D’aucuns ont avancé qu’il aurait été bâillonné par le défunt poète président Senghor ?

C’est vrai que ses rapports avec Senghor n’ont pas toujours été faciles, et Senghor ne lui a pas facilité la tâche.

Grosso modo, quelle lecture faites-vous de la « nouvelle politique africaine de la France » ? N’est-ce pas plus une rupture dans le ton que dans le fond ?

En ce qui me concerne, je ne vois pas vraiment beaucoup de nouveauté, et je ne sais pas qui parle de nouvelle politique africaine de la France. Est-ce des analystes politiques ou les Français eux-mêmes ?

En réalité, il n’y a pas de rupture, pas de nouveauté, et il faut même craindre que Sarkozy ne soit une mauvaise source d’inspiration pour nos dirigeants africains. Lorsque je pense à son alliance ouverte avec les grands patrons d’entreprise (Bolloré et autres)...

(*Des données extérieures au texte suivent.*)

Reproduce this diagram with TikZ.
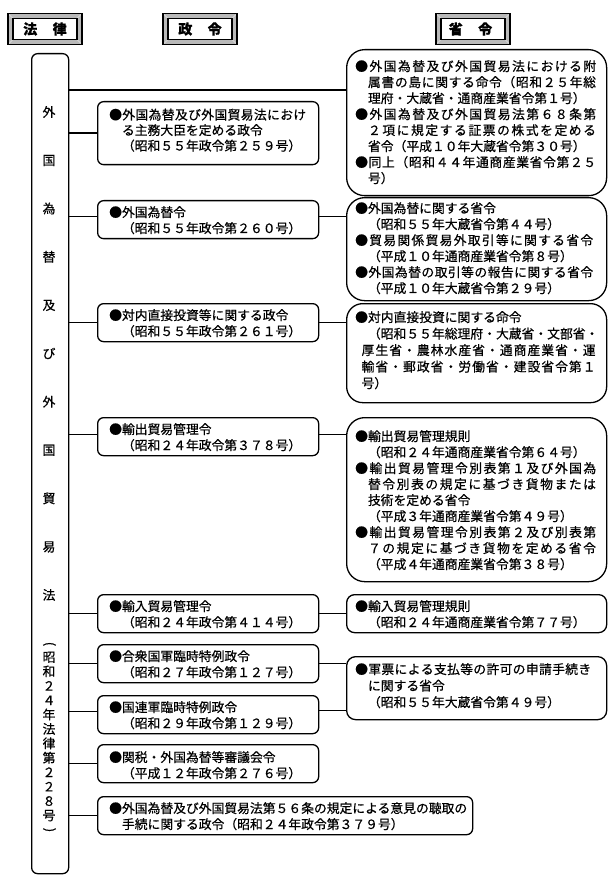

Pour le premier représentant de l’intérêt public d’un pays, faire prendre en charge ses vacances par des intérêts privés n’est pas une démarche à recommander. Non seulement pour moi il n’y aura pas rupture, mais il peut être une mauvaise source d’inspiration pour nos dirigeants.

La France peut-elle vraiment se passer, comme le dit Sarkozy, de l’Afrique ?

Cette idée a été émise à l’intention d’un électorat particulier et justement pour laisser croire que l’Afrique s’écroule et qu’elle est portée à bout de bras par la France. Malheureusement peu de Français savent qu’il existe des entreprises françaises en Afrique qui font des affaires.

Il y a peu de Français qui savent qu’il existe des capitaux d’Africains placés en France. Dans ce contexte, il est facile de laisser croire que la France peut se passer de l’Afrique.

Mais ironie du sort, immédiatement après son élection, Sarkozy s’est fait payer des vacances par Vincent Bolloré, le patron d’un des groupes les plus implantés en Afrique, où il fait le gros de son chiffre d’affaires. Cela est significatif du fait que la France ne peut pas se passer de l’Afrique.